I never much cared for Disney’s Alice in Wonderland as a child and my opinion hasn’t much changed in adulthood. I attempted to read Alice’s Adventures in Wonderland by Lewis Carroll in third grade because I thought I was a more precocious child than my actual intellect proved to be – I never finished. My apathy toward fantasy only grew and I struggle with the genre to this day. But as we approach the 70th day of our stay-at-home order, I can’t help but think of the infamous line uttered by the mysteriously terrifying Cheshire Cat, “We’re all mad here.”
The fuses in our household seem to be getting shorter and our resolve to go with the flow is slowly being chipped away by the realization that there isn’t really an end in sight. And as we approach Memorial Day – a holiday weekend we’ve always traveled over, we can’t help but feel a bit defeated. Our county is currently one of the designated COVID-19 hot spots so as tempting as it may be to travel to the mountains for a night or two, we can’t in good faith put others at unnecessary risk. But I’d be lying if I didn’t admit that our mental health is taking a hit as we bunker down for the greater good.
We’re lucky – we have each other, our health, money, and a safe home with access to multiple trails. And yet we still have not-so-great days. My husband and I are doing everything ‘right’ and have maximized the stay-at-home order to our advantage – we’re in the best shape of our lives, we’re drinking less, and our relationship is as solid as ever. So why do we struggle to stay afloat and to wear our “We can do this!” t-shirts on the not-so-great days? Our children have similar days once or twice a week. Distance learning is far from the ideal environment for our family and they’re starting to really feel the confines of existing in a world that is much smaller than the one they lived in three months ago. All four of us are trying our best but you know what? Our best doesn’t necessarily feel good enough.

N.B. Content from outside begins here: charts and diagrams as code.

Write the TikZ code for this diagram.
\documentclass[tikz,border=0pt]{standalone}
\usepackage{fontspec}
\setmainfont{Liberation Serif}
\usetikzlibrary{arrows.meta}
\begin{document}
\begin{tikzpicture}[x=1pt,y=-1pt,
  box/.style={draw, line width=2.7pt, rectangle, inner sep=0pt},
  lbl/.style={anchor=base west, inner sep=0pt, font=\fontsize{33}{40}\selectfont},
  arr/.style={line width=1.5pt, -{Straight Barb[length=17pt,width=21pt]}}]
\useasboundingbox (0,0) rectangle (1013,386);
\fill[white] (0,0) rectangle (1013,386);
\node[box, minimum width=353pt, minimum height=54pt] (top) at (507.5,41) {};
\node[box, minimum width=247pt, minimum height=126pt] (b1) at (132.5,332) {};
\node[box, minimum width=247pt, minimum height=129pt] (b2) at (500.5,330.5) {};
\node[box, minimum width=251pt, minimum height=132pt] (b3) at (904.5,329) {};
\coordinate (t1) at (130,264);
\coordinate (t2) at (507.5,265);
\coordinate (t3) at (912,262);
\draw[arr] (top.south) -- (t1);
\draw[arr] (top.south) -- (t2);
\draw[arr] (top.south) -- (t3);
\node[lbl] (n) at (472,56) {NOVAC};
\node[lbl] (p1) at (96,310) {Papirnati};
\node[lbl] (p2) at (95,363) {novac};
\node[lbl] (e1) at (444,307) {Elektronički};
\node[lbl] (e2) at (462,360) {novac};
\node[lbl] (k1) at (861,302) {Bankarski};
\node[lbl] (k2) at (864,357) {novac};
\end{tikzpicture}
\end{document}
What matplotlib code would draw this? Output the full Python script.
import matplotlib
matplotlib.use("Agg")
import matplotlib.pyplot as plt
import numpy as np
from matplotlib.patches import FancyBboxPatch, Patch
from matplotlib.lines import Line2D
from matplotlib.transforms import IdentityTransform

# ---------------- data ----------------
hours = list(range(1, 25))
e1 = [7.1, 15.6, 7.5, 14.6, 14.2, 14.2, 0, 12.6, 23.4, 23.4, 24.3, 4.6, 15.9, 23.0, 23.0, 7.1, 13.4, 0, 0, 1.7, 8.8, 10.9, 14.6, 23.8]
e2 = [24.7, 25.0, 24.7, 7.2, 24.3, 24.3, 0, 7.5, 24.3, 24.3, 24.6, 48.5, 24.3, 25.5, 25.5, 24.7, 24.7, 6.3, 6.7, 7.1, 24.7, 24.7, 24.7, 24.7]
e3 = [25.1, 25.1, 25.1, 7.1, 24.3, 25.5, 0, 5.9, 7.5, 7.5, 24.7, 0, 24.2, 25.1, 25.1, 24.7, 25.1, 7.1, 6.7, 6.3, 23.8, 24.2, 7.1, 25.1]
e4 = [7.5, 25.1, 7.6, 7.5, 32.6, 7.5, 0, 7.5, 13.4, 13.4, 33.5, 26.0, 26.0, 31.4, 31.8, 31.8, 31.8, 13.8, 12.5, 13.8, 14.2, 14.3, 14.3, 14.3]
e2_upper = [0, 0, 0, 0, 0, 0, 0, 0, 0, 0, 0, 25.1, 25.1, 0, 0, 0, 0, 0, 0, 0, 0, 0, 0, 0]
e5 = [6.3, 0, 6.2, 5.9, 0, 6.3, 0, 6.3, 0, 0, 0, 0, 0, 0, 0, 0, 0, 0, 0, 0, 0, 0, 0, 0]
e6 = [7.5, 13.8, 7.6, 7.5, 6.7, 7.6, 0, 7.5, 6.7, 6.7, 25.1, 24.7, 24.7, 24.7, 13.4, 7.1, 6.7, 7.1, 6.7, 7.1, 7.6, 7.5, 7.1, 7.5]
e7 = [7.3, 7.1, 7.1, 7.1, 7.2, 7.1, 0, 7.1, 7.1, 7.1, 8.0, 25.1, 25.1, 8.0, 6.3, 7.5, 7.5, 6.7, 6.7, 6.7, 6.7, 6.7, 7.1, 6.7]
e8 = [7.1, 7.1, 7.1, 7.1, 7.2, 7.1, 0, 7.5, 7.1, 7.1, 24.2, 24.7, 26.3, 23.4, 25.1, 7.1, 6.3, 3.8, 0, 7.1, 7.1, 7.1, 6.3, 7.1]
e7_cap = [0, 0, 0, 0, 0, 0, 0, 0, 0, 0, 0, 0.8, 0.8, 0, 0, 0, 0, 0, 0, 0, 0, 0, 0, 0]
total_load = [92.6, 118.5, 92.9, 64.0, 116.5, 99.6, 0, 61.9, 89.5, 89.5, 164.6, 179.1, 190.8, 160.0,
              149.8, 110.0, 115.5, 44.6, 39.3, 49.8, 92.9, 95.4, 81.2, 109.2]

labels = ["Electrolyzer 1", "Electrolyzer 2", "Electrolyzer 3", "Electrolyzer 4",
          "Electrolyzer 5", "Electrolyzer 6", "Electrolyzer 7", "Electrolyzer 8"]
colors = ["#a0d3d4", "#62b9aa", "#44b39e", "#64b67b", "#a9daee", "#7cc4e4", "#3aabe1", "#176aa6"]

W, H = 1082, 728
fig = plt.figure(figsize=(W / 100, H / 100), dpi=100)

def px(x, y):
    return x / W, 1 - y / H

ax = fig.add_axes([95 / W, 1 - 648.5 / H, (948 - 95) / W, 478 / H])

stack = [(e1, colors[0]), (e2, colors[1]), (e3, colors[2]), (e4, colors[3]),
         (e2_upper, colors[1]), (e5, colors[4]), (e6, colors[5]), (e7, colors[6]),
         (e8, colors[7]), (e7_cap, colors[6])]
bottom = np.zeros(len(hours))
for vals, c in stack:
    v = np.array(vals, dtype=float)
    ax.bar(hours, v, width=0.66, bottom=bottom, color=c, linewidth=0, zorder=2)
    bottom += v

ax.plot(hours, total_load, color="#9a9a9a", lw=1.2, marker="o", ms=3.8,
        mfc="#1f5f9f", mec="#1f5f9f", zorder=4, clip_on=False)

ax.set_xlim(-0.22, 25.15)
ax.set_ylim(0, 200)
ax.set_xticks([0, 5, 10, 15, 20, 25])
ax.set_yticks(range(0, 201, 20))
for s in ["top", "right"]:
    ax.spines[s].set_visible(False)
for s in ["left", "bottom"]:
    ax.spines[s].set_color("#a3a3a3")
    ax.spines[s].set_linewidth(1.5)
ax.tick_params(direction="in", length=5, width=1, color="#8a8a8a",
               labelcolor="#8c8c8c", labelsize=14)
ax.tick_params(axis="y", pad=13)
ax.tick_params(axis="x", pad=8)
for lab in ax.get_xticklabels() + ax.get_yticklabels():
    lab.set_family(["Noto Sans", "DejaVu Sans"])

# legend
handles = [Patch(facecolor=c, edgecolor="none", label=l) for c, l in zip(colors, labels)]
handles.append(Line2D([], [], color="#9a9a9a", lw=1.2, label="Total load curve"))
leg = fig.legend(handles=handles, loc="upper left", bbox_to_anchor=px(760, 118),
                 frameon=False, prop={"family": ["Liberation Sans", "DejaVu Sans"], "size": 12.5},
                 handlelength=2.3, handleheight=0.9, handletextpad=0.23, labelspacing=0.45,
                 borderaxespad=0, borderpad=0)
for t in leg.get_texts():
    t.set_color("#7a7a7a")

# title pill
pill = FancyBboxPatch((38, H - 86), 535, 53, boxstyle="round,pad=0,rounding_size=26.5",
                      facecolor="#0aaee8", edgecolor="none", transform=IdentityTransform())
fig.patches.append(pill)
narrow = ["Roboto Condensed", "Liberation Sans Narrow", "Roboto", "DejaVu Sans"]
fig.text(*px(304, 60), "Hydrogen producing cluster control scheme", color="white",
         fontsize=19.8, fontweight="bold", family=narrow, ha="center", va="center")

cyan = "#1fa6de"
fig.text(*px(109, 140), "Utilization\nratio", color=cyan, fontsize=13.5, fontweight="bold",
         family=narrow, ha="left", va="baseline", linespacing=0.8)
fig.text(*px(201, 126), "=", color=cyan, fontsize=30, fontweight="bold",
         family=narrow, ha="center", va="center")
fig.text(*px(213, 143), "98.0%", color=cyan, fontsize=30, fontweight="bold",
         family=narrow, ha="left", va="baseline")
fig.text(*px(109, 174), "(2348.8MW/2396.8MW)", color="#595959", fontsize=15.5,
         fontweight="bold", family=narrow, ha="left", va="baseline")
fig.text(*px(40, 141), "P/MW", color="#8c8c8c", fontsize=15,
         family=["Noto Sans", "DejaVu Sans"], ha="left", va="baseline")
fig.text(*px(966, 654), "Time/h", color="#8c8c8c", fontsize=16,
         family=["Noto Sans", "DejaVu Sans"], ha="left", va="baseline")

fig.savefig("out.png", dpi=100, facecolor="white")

I suppose that our impending move halfway across the country is adding to the stress but that isn’t anything we haven’t experienced before. We’re used to our lives being upheaved, we’re familiar with goodbyes, and we’re well-versed in the art of learning to nest somewhere new. But we’re not used to living in a pandemic – especially one as politicized as this one. Our little safe haven consists of us digesting the onslaught of news and sifting through partisan slants to find the happy place where the truth lives. That in itself is exhausting, especially on top of our new daily routine. So when I think about how I can make this pandemic more magical and fun for our children (and ourselves), it feels like I am sending a bucket down into an empty well.

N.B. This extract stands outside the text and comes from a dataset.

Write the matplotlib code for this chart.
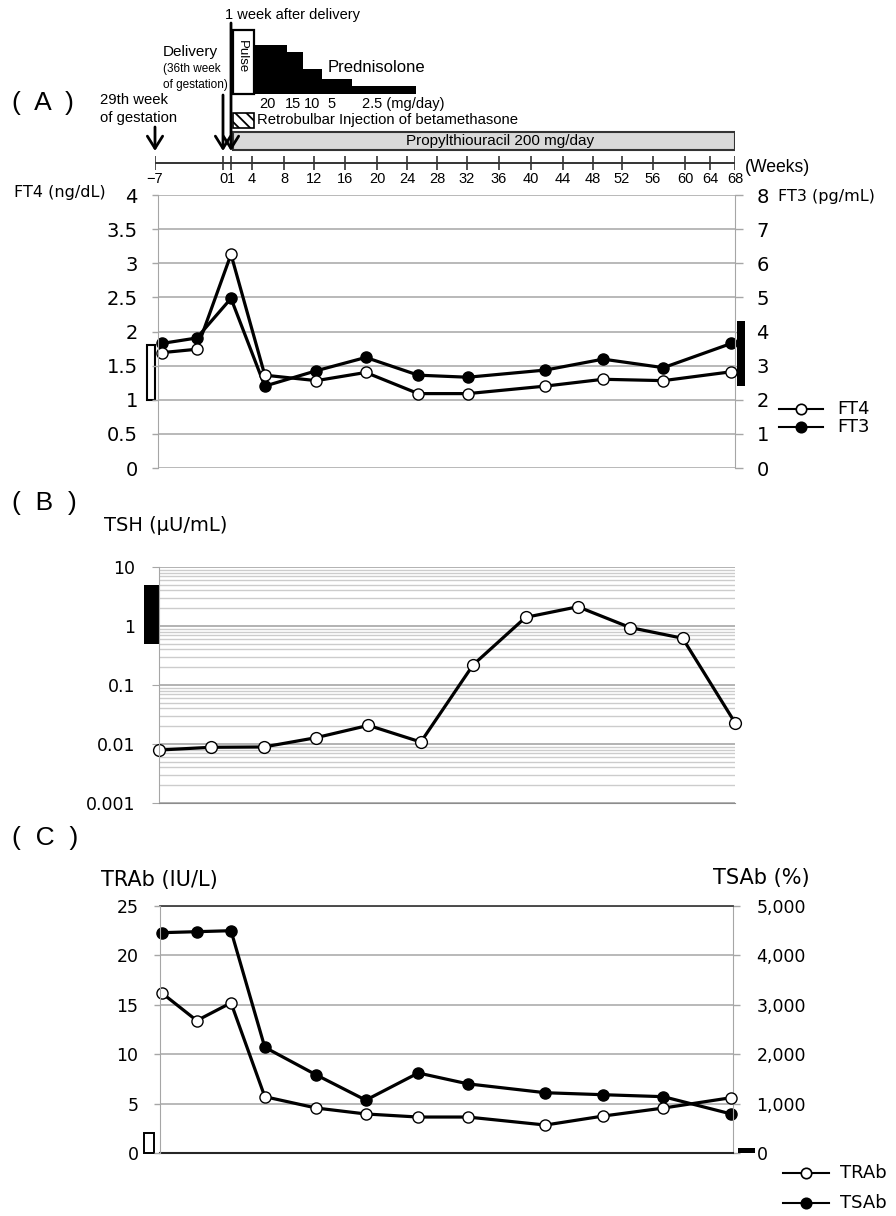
import numpy as np
import matplotlib
matplotlib.use("Agg")
import matplotlib.pyplot as plt
from matplotlib.patches import Rectangle
from matplotlib.lines import Line2D
import matplotlib.transforms as mtransforms

plt.rcParams['hatch.linewidth'] = 1.3

# ---------------- data ----------------
timeline_ticks = [-7, 0, 1, 4, 8, 12, 16, 20, 24, 28, 32, 36, 40, 44, 48, 52, 56, 60, 64, 68]
event_weeks = [-7, 0, 1]           # 29th week of gestation, delivery, 1 week after delivery

pulse_weeks = (1.3, 4.25)
pred_edges = [4.25, 8.4, 10.5, 13.0, 16.9, 25.2]
pred_doses = [20, 15, 10, 5, 2.5]
retro_weeks = (1.3, 4.25)
ptu_weeks = (1.3, 68)

sample_weeks = [-6.3, -2.7, 1.0, 5.6, 12.3, 18.6, 25.5, 32.1, 41.8, 49.4, 57.3, 67.4]
ft4 = [1.69, 1.74, 3.13, 1.36, 1.28, 1.40, 1.09, 1.09, 1.20, 1.30, 1.28, 1.41]
ft3 = [3.65, 3.81, 4.97, 2.40, 2.85, 3.24, 2.72, 2.66, 2.87, 3.19, 2.94, 3.65]
tsh = [0.0079, 0.0088, 0.0089, 0.0128, 0.0207, 0.0108, 0.22, 1.40, 2.12, 0.94, 0.62, 0.023]
trab = [16.2, 13.4, 15.2, 5.7, 4.55, 3.95, 3.64, 3.64, 2.83, 3.74, 4.55, 5.6]
tsab = [4460, 4480, 4500, 2140, 1580, 1070, 1620, 1400, 1220, 1180, 1140, 790]

ft4_ref = (1.0, 1.8)
ft3_ref = (2.4, 4.3)
tsh_ref = (0.5, 5.0)
trab_ref = (0.0, 2.0)
tsab_ref = (0, 110)

# ---------------- layout / style ----------------
W, H = 896, 1216
tick_px = [155, 223, 231, 252, 284, 314, 345, 377, 407, 437, 467, 499, 531, 563, 593, 622, 653, 685, 710, 735]
pred_heights = [49, 42, 25, 15, 8]
ARIAL = ['Liberation Sans', 'DejaVu Sans']
VS = ['DejaVu Sans']
GRID = '#a6a6a6'


def fwd(w):
    return np.interp(w, timeline_ticks, tick_px)


def inv(p):
    return np.interp(p, tick_px, timeline_ticks)


def rect(x0, y0, x1, y1):
    return [x0 / W, 1 - y1 / H, (x1 - x0) / W, (y1 - y0) / H]


fig = plt.figure(figsize=(W / 100, H / 100), dpi=100)


def T(x, y, s, size, family=ARIAL, ha='left', va='center', **kw):
    fig.text(x / W, 1 - y / H, s, fontsize=size, family=family, ha=ha, va=va, **kw)


# ---------------- timeline ----------------
axt = fig.add_axes(rect(155, 0, 735, 185))
axt.set_xscale('function', functions=(fwd, inv))
axt.set_xlim(-7, 68)
axt.set_ylim(185, 0)
axt.axis('off')

axt.axhline(163, color='#333333', lw=1.4)
axt.vlines(timeline_ticks, 156, 170, color='#333333', lw=1.2)
for w in timeline_ticks:
    lab = f"{w}".replace('-', '\u2212')
    axt.text(w, 179, lab, ha='center', va='center', fontsize=10.5, family=ARIAL)

arrow_tops = [127, 95, 23]
for w, top in zip(event_weeks, arrow_tops):
    axt.annotate('', xy=(w, 151), xytext=(w, top),
                 arrowprops=dict(arrowstyle='->,head_length=0.8,head_width=0.5', lw=2,
                                 color='black', shrinkA=0, shrinkB=0, mutation_scale=11))

axt.add_patch(Rectangle((pulse_weeks[0], 30), pulse_weeks[1] - pulse_weeks[0], 64,
                        fc='white', ec='black', lw=1.6))
pmid = inv((fwd(pulse_weeks[0]) + fwd(pulse_weeks[1])) / 2 - 2)
axt.text(pmid, 57, 'Pulse', rotation=270, ha='center', va='center', fontsize=9.5, family=ARIAL)

axt.bar(pred_edges[:-1], [-h for h in pred_heights], width=np.diff(pred_edges),
        bottom=94, align='edge', color='black', lw=0)

dose_offsets = [-3, -2, 0, -5, -22]
for i, d in enumerate(pred_doses):
    cpx = (fwd(pred_edges[i]) + fwd(pred_edges[i + 1])) / 2 + dose_offsets[i]
    if i == len(pred_doses) - 1:
        axt.text(inv(cpx), 104, f"{d:g} (mg/day)", ha='left', va='center', fontsize=10.5, family=ARIAL)
    else:
        axt.text(inv(cpx), 104, f"{d:g}", ha='center', va='center', fontsize=10.5, family=ARIAL)

axt.add_patch(Rectangle((retro_weeks[0], 113), retro_weeks[1] - retro_weeks[0], 15,
                        fc='white', ec='black', lw=1.2, hatch='\\\\\\'))
axt.add_patch(Rectangle((ptu_weeks[0], 132), ptu_weeks[1] - ptu_weeks[0], 18,
                        fc='#d9d9d9', ec='#333333', lw=1.5))

T(225, 15, '1 week after delivery', 10.5)
T(163, 52, 'Delivery', 11)
T(163, 69, '(36th week', 8.5)
T(163, 85, 'of gestation)', 8.5)
T(100, 100, '29th week', 10.7)
T(100, 118, 'of gestation', 10.7)
T(12, 103, '(  A  )', 19)
T(328, 68, 'Prednisolone', 12)
T(257, 120, 'Retrobulbar Injection of betamethasone', 10.7)
T(500, 141, 'Propylthiouracil 200 mg/day', 11, ha='center')
T(745, 168, '(Weeks)', 12.7)


def style_twin(ax, ax2, ylab_size, family):
    ax.set_zorder(ax2.get_zorder() + 1)
    ax.patch.set_visible(False)
    ax2.set_axisbelow(True)
    ax2.yaxis.grid(True, color=GRID, lw=1.1)
    ax.set_xticks([])
    ax2.set_xticks([])
    ax.tick_params(axis='x', length=0)
    for a in (ax, ax2):
        for s in a.spines.values():
            s.set_visible(False)
    ax.spines['left'].set_visible(True)
    ax.spines['left'].set_color(GRID)
    ax2.spines['right'].set_visible(True)
    ax2.spines['right'].set_color(GRID)
    for lab in ax.get_yticklabels() + ax2.get_yticklabels():
        lab.set_family(family)
        lab.set_fontsize(ylab_size)


# ---------------- panel A ----------------
axA = fig.add_axes(rect(158, 195, 735, 468))
axA.set_xscale('function', functions=(fwd, inv))
axA.set_xlim(inv(158), 68)
axA2 = axA.twinx()
axA.set_ylim(0, 4)
axA2.set_ylim(0, 8)
a_ticks = np.arange(0, 4.01, 0.5)
axA.set_yticks(a_ticks, [f"{v:g}" for v in a_ticks])
axA2.set_yticks(range(0, 9), [str(v) for v in range(0, 9)])
axA.tick_params(axis='y', direction='out', length=4.5, width=1, color=GRID, pad=10)
axA2.tick_params(axis='y', direction='out', length=5.5, width=1, color=GRID, pad=10)
style_twin(axA, axA2, 14, VS)

axA2.plot(sample_weeks, ft3, '-o', color='black', lw=2.3, ms=8, mfc='black', mec='black', clip_on=False)
axA.plot(sample_weeks, ft4, '-o', color='black', lw=2.3, ms=8, mfc='white', mec='black', mew=1, clip_on=False)

trA = mtransforms.blended_transform_factory(axA.transAxes, axA.transData)
axA.add_patch(Rectangle(((147 - 158) / 577, ft4_ref[0]), 8 / 577, ft4_ref[1] - ft4_ref[0],
                        transform=trA, fc='white', ec='black', lw=1.5, clip_on=False))
trA2 = mtransforms.blended_transform_factory(axA2.transAxes, axA2.transData)
axA2.add_patch(Rectangle(((737 - 158) / 577, ft3_ref[0]), 8 / 577, ft3_ref[1] - ft3_ref[0],
                         transform=trA2, fc='black', ec='none', clip_on=False))

T(14, 193, 'FT4 (ng/dL)', 11.5, family=VS)
T(778, 197, 'FT3 (pg/mL)', 11.5, family=VS)

# ---------------- panel B ----------------
T(12, 503, '(  B  )', 19)
T(227, 525, 'TSH (\u03bcU/mL)', 14, family=VS, ha='right')
axB = fig.add_axes(rect(159, 567, 735, 803))
axB.set_yscale('log')
axB.set_ylim(0.001, 10)
xcat = np.arange(len(tsh))
axB.set_xlim(0, len(tsh) - 1)
axB.set_yticks([0.001, 0.01, 0.1, 1, 10], ['0.001', '0.01', '0.1', '1', '10'])
axB.yaxis.set_minor_locator(matplotlib.ticker.LogLocator(subs=range(2, 10), numticks=20))
axB.yaxis.set_minor_formatter(matplotlib.ticker.NullFormatter())
axB.set_axisbelow(True)
axB.yaxis.grid(True, which='major', color=GRID, lw=1.2)
axB.yaxis.grid(True, which='minor', color='#cccccc', lw=1.0)
axB.set_xticks([])
axB.tick_params(axis='y', which='major', direction='out', length=5, color=GRID, pad=12)
axB.tick_params(axis='y', which='minor', length=0)
for s in ('top', 'right'):
    axB.spines[s].set_visible(False)
axB.spines['left'].set_color(GRID)
axB.spines['bottom'].set_color('#8c8c8c')
for lab in axB.get_yticklabels():
    lab.set_family(VS)
    lab.set_fontsize(12.5)
axB.plot(xcat, tsh, '-o', color='black', lw=2.3, ms=8.5, mfc='white', mec='black', mew=1, clip_on=False)
trB = mtransforms.blended_transform_factory(axB.transAxes, axB.transData)
axB.add_patch(Rectangle(((144 - 159) / 576, tsh_ref[0]), 15 / 576, tsh_ref[1] - tsh_ref[0],
                        transform=trB, fc='black', ec='none', clip_on=False))

# ---------------- panel C ----------------
T(12, 838, '(  C  )', 19)
T(218, 880, 'TRAb (IU/L)', 15, family=VS, ha='right')
T(810, 878, 'TSAb (%)', 15, family=VS, ha='right')
axC = fig.add_axes(rect(160, 906, 733, 1153))
axC.set_xscale('function', functions=(fwd, inv))
axC.set_xlim(inv(160), inv(733))
axC2 = axC.twinx()
axC.set_ylim(0, 25)
axC2.set_ylim(0, 5000)
axC.set_yticks(range(0, 26, 5), [str(v) for v in range(0, 26, 5)])
axC2.set_yticks(range(0, 5001, 1000), [f"{v:,}" for v in range(0, 5001, 1000)])
axC.tick_params(axis='y', direction='out', length=4.5, width=1, color=GRID, pad=11)
axC2.tick_params(axis='y', direction='out', length=5, width=1, color=GRID, pad=12)
style_twin(axC, axC2, 12.5, VS)
axC2.spines['top'].set_visible(True)
axC2.spines['top'].set_color('#404040')
axC2.spines['top'].set_linewidth(1.3)
axC2.spines['bottom'].set_visible(True)
axC2.spines['bottom'].set_color('#262626')
axC2.spines['bottom'].set_linewidth(1.5)

axC2.plot(sample_weeks, tsab, '-o', color='black', lw=2.3, ms=8, mfc='black', mec='black', clip_on=False)
axC.plot(sample_weeks, trab, '-o', color='black', lw=2.3, ms=8, mfc='white', mec='black', mew=1, clip_on=False)

trC = mtransforms.blended_transform_factory(axC.transAxes, axC.transData)
axC.add_patch(Rectangle(((144 - 160) / 573, trab_ref[0]), 10 / 573, trab_ref[1] - trab_ref[0],
                        transform=trC, fc='white', ec='black', lw=1.4, clip_on=False))
trC2 = mtransforms.blended_transform_factory(axC2.transAxes, axC2.transData)
axC2.add_patch(Rectangle(((738 - 160) / 573, tsab_ref[0]), 17 / 573, tsab_ref[1] - tsab_ref[0],
                         transform=trC2, fc='black', ec='none', clip_on=False))


# ---------------- legends ----------------
def legend_entry(x0, x1, y, filled, label, tx):
    yy = 1 - y / H
    fig.add_artist(Line2D([x0 / W, x1 / W], [yy, yy], color='black', lw=1.5))
    fig.add_artist(Line2D([(x0 + x1) / 2 / W], [yy], marker='o', ms=7.5,
                          mfc='black' if filled else 'white', mec='black', mew=1.2, ls='none'))
    T(tx, y, label, 13, family=VS)


legend_entry(779, 823, 409, False, 'FT4', 837)
legend_entry(779, 823, 427, True, 'FT3', 837)
legend_entry(783, 829, 1173, False, 'TRAb', 840)
legend_entry(783, 829, 1203, True, 'TSAb', 840)

fig.savefig('out.png', dpi=100)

I am worried. For the country. For my family. For me. Life will not be returning to normal anytime soon. Although – I do wonder what is normal? The world changed so much after the Spanish Flu pandemic for our ancestors so it’d be quite cavalier to assume that our experience would lead us back to life the way it was – or at least the way we were comfortable with it. Therefore, I am resolved to treat this holiday weekend as a reset. Instead of working to make life as normal as possible, our little family is going to spend the next few days embracing all the ways it isn’t. And perhaps stop trying so hard. We’re all {a little} mad here. And you know what? Maybe that is okay.